Michael Steele's speech at the RNC Chairman's meeting in National Harbor, Maryland, was touted as the first page of a new chapter in the GOP's history. Speaking to a crowd of fellow Republicans, the Chairman made the case that President Obama had drastically overreached in his short time in office. He argued that conservative principles were as fresh and relevant as in years past and deemed the moment right for a political resurgence.
"This change comes in a tea bag!" he declared triumphantly at one point, referencing the populist anti-tax protests that erupted several weeks ago.
But while the address was long on prophecies and proclamations, it lacked -- quite noticeably -- substance. Insisting that the "era of Republican navel gazing is over," he focused almost exclusively on defining the opposition. And when it came to actual ideas, Steele either glossed over or ignored many policy proposals that could have gone some way towards reasserting the GOP as a party of new ideas.
A search of the advanced copy of his speech reveals that Steele made no mentions of the words: terrorist, terrorism, Iraq, Afghanistan, or Social Security.
He only mentioned the word "health care" twice, both times in the context of attacking Obama. "President Obama and Democrat leaders want a brand new tax on our health care benefits and are devising a plan to give federal government bureaucrats control of our health care system," he said.
Similarly, Steele mentioned the banks just twice. Again, in both instances he was attacking the president. "Under President Obama the federal government is now in the banking business," Steele said, adding later: "While the Obama Administration is giving the banks a stress test, they are also giving the American people a tremendous amount of stress."
* Steele only twice said the word "economic" (he did not mentioned the word "economy")
* He said the word "poor" twice, once as a way to criticize Obama for "destroying the rich."
* Five times he said the word "job."
* Six times he said "tax" -- (either as tax, taxes or taxing)
* Only one time did he say the word "security."
As for individuals, Steele again tried to deflect the spotlight away from the GOP and firmly toward the opposition. The Chairman made one mention of "Bush," zero mentions of Cheney, three mentions of Reagan, three mentions of Pelosi and two of Reid. There were 32 mentions of Obama.

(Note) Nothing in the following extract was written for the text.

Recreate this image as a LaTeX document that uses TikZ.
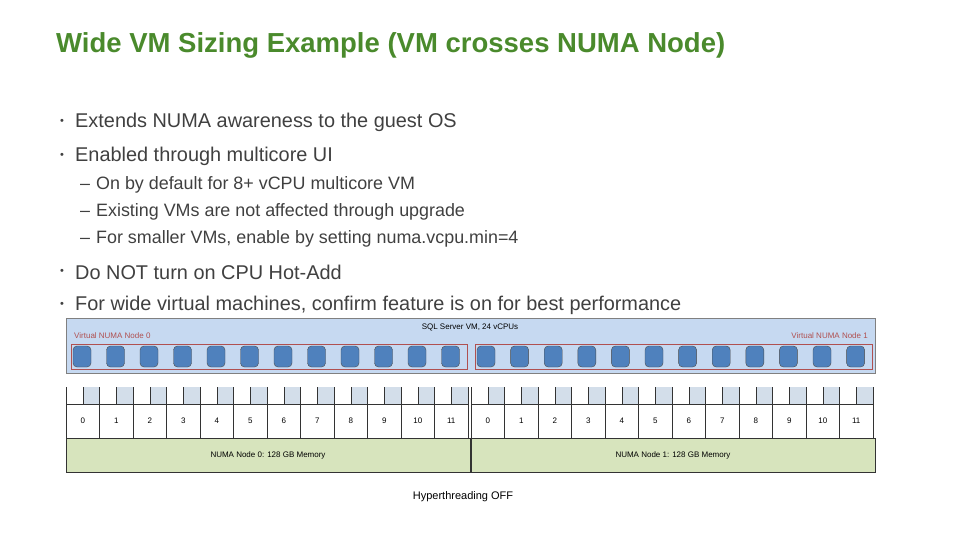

To be sure, the job of the RNC Chairman is that of a flame-throwing partisan. Unlike a conservative think tank scholar, Steele is specifically tasked with drawing political blood. And, on that front, he's had a semi-decent week, with good fundraising numbers and a respectable appearance on "Meet the Press." His speech on Tuesday was the type of red-meat address that may endear him to others inside the RNC that have quietly complained about his rocky tenure.
But not everyone ready to turn the page without an intellectual basis for that new chapter. Speaking on MSNBC shortly after Steele's address, former Congressman Chris Shays lamented the fact that he "didn't hear any new ideas."
"But, but, that's the point," he added. "I mean, we need to be talking about ideas."